In the first part of our evaluation, we compute the accuracy of the convolutional NMF as a function of the patch size M for different configurations using the F-measure. The perfect or reference transcription is computed from the score. For each note, we obtain a waveform signal from the respective MIDI track using the Kontakt 5 sampler. For all notes, we compute the time-pitch power spectra. We compare the powers with a threshold of \(-\)60 dB, and so we obtain a binary mask for the entire excerpt. The same thresholding procedure is applied to each note signal estimated according to (12). The two binary masks are then compared against each other in terms of (13). Errors are manifested in missing or superfluous positives that represent a mismatch between the signal and the model. Figure 1 summarizes the results.

In the second part, we evaluate the quality of separated notes. For this, we use the RMSD and the PSM. All note signals are normalized to 0 dBFS RMS before computing the RMSD. In Fig. 2, the average over all isolated notes is shown.

3.3 Interpretation of Results and Observations

Looking at Fig. 1, one can observe a slight improvement that is due to a greater patch size in the case of the synthetic mix. For the realistic mix, the improvement is minor. The greater patch size seems rather counterproductive when the power is used as the nonnegative representation together with a lower frequency resolution. It looks like the magnitude spectra yield a better accuracy for both the mixtures. It is also evident that a higher frequency resolution improves the transcription. The fact that some curves are not monotonically increasing might be due to random initializations in the NMFlib.

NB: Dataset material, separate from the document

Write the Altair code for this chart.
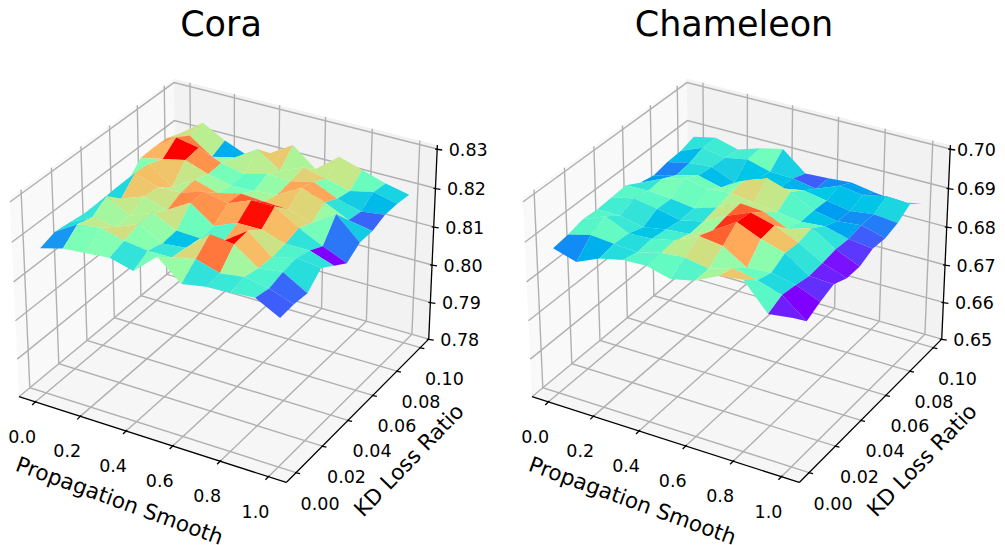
import numpy as np
import altair as alt

xs_vals = [0.0,0.1,0.2,0.3,0.4,0.5,0.6,0.7,0.8,0.9,1.0]
ys_vals = [0.00,0.01,0.02,0.03,0.04,0.05,0.06,0.07,0.08,0.09,0.10]
x_ticks = [0.0,0.2,0.4,0.6,0.8,1.0]
y_ticks = [0.00,0.02,0.04,0.06,0.08,0.10]
z_ticks_1 = [0.78,0.79,0.80,0.81,0.82,0.83]
z_ticks_2 = [0.65,0.66,0.67,0.68,0.69,0.70]

# rows: KD Loss Ratio (y), columns: Propagation Smooth (x)
Z1 = [
 [.8176,.8192,.8197,.8203,.8187,.8239,.8189,.8200,.8203,.8208,.8176],
 [.8189,.8224,.8232,.8216,.8208,.8208,.8221,.8203,.8211,.8200,.8179],
 [.8184,.8213,.8205,.8229,.8197,.8203,.8253,.8245,.8203,.8211,.8176],
 [.8179,.8239,.8205,.8229,.8200,.8197,.8208,.8250,.8200,.8216,.8208],
 [.8179,.8205,.8226,.8208,.8242,.8200,.8224,.8224,.8205,.8205,.8184],
 [.8182,.8242,.8221,.8224,.8242,.8229,.8253,.8253,.8216,.8187,.8161],
 [.8174,.8239,.8195,.8229,.8211,.8226,.8221,.8218,.8200,.8239,.8184],
 [.8211,.8224,.8237,.8216,.8203,.8205,.8211,.8245,.8224,.8195,.8184],
 [.8213,.8253,.8242,.8218,.8205,.8221,.8218,.8232,.8205,.8189,.8197],
 [.8211,.8232,.8192,.8205,.8242,.8203,.8226,.8213,.8197,.8211,.8197],
 [.8197,.8239,.8208,.8184,.8205,.8242,.8195,.8242,.8224,.8205,.8192],
]
Z2 = [
 [.6876,.6858,.6884,.6897,.6900,.6884,.6897,.6926,.6934,.6868,.6876],
 [.6882,.6897,.6892,.6887,.6903,.6908,.6897,.6916,.6903,.6884,.6837],
 [.6892,.6916,.6889,.6892,.6905,.6932,.6924,.6887,.6892,.6879,.6855],
 [.6889,.6889,.6876,.6887,.6892,.6918,.6955,.6929,.6911,.6871,.6868],
 [.6892,.6905,.6895,.6882,.6895,.6926,.6950,.6934,.6908,.6874,.6853],
 [.6895,.6897,.6892,.6884,.6903,.6929,.6924,.6897,.6916,.6879,.6853],
 [.6874,.6900,.6918,.6905,.6911,.6903,.6895,.6887,.6892,.6876,.6868],
 [.6866,.6882,.6897,.6882,.6916,.6937,.6918,.6887,.6876,.6882,.6866],
 [.6874,.6887,.6892,.6868,.6892,.6884,.6895,.6884,.6874,.6882,.6876],
 [.6876,.6900,.6889,.6900,.6884,.6882,.6871,.6895,.6887,.6900,.6897],
 [.6887,.6900,.6884,.6903,.6916,.6868,.6871,.6876,.6866,.6858,.6868],
]

FONT = "DejaVu Sans"
ASPECT = np.array([4,4,3])/np.linalg.norm([4,4,3])*1.8294640721620434
elev, azim = np.radians(30), np.radians(-60)
dist = 10.0
R = ASPECT/2
E = R + dist*np.array([np.cos(elev)*np.cos(azim), np.cos(elev)*np.sin(azim), np.sin(elev)])
n = (E-R)/np.linalg.norm(E-R)
u = np.cross([0,0,1.0], n); u /= np.linalg.norm(u)
v = np.cross(n,u)

def view(fr):
    p = np.asarray(fr,float)*ASPECT - E
    xv,yv,zv = p@u, p@v, p@n
    w = -zv
    return xv/w, yv/w, -10.0/w

cal_fr = [(0,0,0),(1,0,0),(1,1,0),(1,1,1),(0,1,1),(0,0,1)]
cal_px = [(19,397),(287,484),(429,336),(437,143),(173,80),(10,200)]
PX = np.array([view(f)[:2] for f in cal_fr])
PP = np.array(cal_px,float)
ax_fit = np.linalg.lstsq(np.c_[PX[:,0],np.ones(6)],PP[:,0],rcond=None)[0]
ay_fit = np.linalg.lstsq(np.c_[PX[:,1],np.ones(6)],PP[:,1],rcond=None)[0]
XB=(-0.073,1.073); YB=(-0.0073,0.1073); ZSPAN=0.051

def to_px(a,b,c,shift):
    X,Y,D=view((a,b,c))
    return float(ax_fit[0]*X+ax_fit[1]+shift-8), float(ay_fit[0]*Y+ay_fit[1]-8), float(D)

def fx(x): return (x-XB[0])/(XB[1]-XB[0])
def fy(y): return (y-YB[0])/(YB[1]-YB[0])

def line(coords,**p): return {"type":"Feature","properties":p,"geometry":{"type":"LineString","coordinates":coords}}
def poly(coords,**p): return {"type":"Feature","properties":p,"geometry":{"type":"Polygon","coordinates":[coords+[coords[0]]]}}

PROJ=dict(type="identity",scale=1,translate=[0,0])

def panel(Z, zt, shift, title):
    zlo=zt[0]
    fz=lambda z:(z-zlo)/ZSPAN
    P=lambda a,b,c:list(to_px(a,b,c,shift)[:2])
    panes=[
     ([(0,0,0),(0,1,0),(0,1,1),(0,0,1)],"#f9f9f9"),
     ([(0,1,0),(1,1,0),(1,1,1),(0,1,1)],"#f2f2f2"),
     ([(0,0,0),(1,0,0),(1,1,0),(0,1,0)],"#f6f6f6"),
    ]
    pane_f=[poly([P(*q) for q in pts],c=c) for pts,c in panes]
    grid=[]
    for x in x_ticks:
        a=fx(x); grid.append(line([P(a,0,0),P(a,1,0),P(a,1,1)]))
    for y in y_ticks:
        b=fy(y); grid.append(line([P(0,b,1),P(0,b,0),P(1,b,0)]))
    for z in zt:
        c=fz(z); grid.append(line([P(0,0,c),P(0,1,c),P(1,1,c)]))
    axes=[line([P(0,0,0),P(1,0,0)]),line([P(1,0,0),P(1,1,0)]),line([P(1,1,0),P(1,1,1)])]
    ticks=[]; texts=[]
    for x in x_ticks:
        p=P(fx(x),0,0)
        ticks.append(line([[p[0]+1,p[1]-1],[p[0]-3,p[1]+3]]))
        texts.append(dict(lon=p[0]-13,lat=p[1]+36,t=f"{x:.1f}"))
    for y in y_ticks:
        p=P(1,fy(y),0)
        ticks.append(line([[p[0]-1,p[1]],[p[0]+4,p[1]+1]]))
        texts.append(dict(lon=p[0]+24,lat=p[1]+32,t=f"{y:.2f}"))
    for z in zt:
        p=P(1,1,fz(z))
        ticks.append(line([[p[0]-2,p[1]],[p[0]+5,p[1]+1]]))
        texts.append(dict(lon=min(p[0]+31,968.5),lat=p[1]+2,t=f"{z:.2f}"))
    Z=np.array(Z)
    faces=[]
    for i in range(10):
        for j in range(10):
            idx=[(j,i),(j,i+1),(j+1,i+1),(j+1,i)]
            pts=[to_px(fx(xs_vals[b]),fy(ys_vals[a]),fz(Z[a,b]),shift) for a,b in idx]
            d=np.mean([p[2] for p in pts])
            faces.append((d,poly([[p[0],p[1]] for p in pts],z=float(np.mean([Z[a,b] for a,b in idx])))))
    faces.sort(key=lambda t:-t[0])
    faces=[f for _,f in faces]
    zs=[f["properties"]["z"] for f in faces]
    zmin,zmax=min(zs),max(zs)
    ts=np.linspace(0,1,21)
    rng=[]
    for t in ts:
        r=min(1,abs(2*t-.5)); g=np.sin(np.pi*t); b=np.cos(np.pi*t/2)
        rng.append("#%02x%02x%02x"%(int(r*255),int(g*255),int(b*255)))
    dom=[float(zmin+(zmax-zmin)*t) for t in ts]
    L=[
     alt.Chart(alt.Data(values=pane_f)).mark_geoshape(strokeWidth=0).encode(fill=alt.Color("properties.c:N",scale=None)).project(**PROJ),
     alt.Chart(alt.Data(values=grid)).mark_geoshape(filled=False,stroke="#b0b0b0",strokeWidth=1.4).project(**PROJ),
     alt.Chart(alt.Data(values=axes+ticks)).mark_geoshape(filled=False,stroke="#000000",strokeWidth=1.3).project(**PROJ),
     alt.Chart(alt.Data(values=faces)).mark_geoshape(strokeWidth=0).encode(fill=alt.Color("properties.z:Q",scale=alt.Scale(domain=dom,range=rng),legend=None)).project(**PROJ),
     alt.Chart(alt.Data(values=texts)).mark_text(font=FONT,fontSize=17.5,color="#000000").encode(longitude="lon:Q",latitude="lat:Q",text="t:N").project(**PROJ),
    ]
    def lab(txt,cx,cy,size,ang):
        return alt.Chart(alt.Data(values=[dict(lon=cx+shift-8,lat=cy-8,t=txt)])).mark_text(font=FONT,fontSize=size,angle=ang,color="#000000").encode(longitude="lon:Q",latitude="lat:Q",text="t:N").project(**PROJ)
    L.append(lab(title,221,25,35,0))
    L.append(lab("Propagation Smooth",119,502,21.5,20))
    L.append(lab("KD Loss Ratio",410,461,21.5,314))
    return L

L1=panel(Z1,z_ticks_1,0,"Cora")
L2=panel(Z2,z_ticks_2,513,"Chameleon")
chart=(alt.layer(*(L1+L2)).resolve_scale(fill="independent")
       .properties(width=989,height=537,padding=0,autosize=alt.AutoSizeParams(type="none"))
       .configure_view(stroke=None))
chart.save("out.html",embed_options={"renderer":"svg","actions":False})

Figure 2 confirms once more that a significantly better result can be expected if the dictionary fits the mixture. In regard to the RMSD, a gain of 3 dB can be stated. Here again, a higher frequency resolution has a stronger impact on the result than a larger patch. When listening to the note samples, we would further observe that for low-pitched notes a 2048-point STFT is insufficient to discriminate neighboring partials. For high-pitched notes, this issue is less critical. For the synthetic mix, the perceptual similarity between notes is higher in the case of magnitude spectra. Yet for the realistic mixture, the power spectral representation gives comparable if not better results.

Even though a performance improvement with respect to the F-measure and also the PSM is undeniable between 1 and 4 bases in particular, the PA-curves indicate that it comes at the expense of an almost M times higher effort. For a patch size greater than 4, the improvement looks negligible in most cases. Plus, irrespective of the chosen test case and measure, \(PA \approx -\log M\), i.e. negative (disadvantageous) for all \(M > 1\). And what is more, the improvement is scarcely audible. Another negative side effect of the convolution worth noting is that the attacks of low-pitched notes are smoothed out.

4 Conclusion

We conclude that because of the large pitch range of the piano, the STFT size should be no smaller than 4096 at a sampling rate of 44.1 kHz to separate low-pitched notes. As for the spectral representation, in most test cases the magnitude spectrum is more performant than the power spectrum. At this point, we do not have an explanation for this enigma that questions the validity of the Gaussian-additive mixture model. Finally, the study shows that is it senseful to favor a single-basis NMF over a computationally intensive convolutional NMF in musical applications, especially if the runtime plays an important role. No significant sound quality loss was established in our experiments.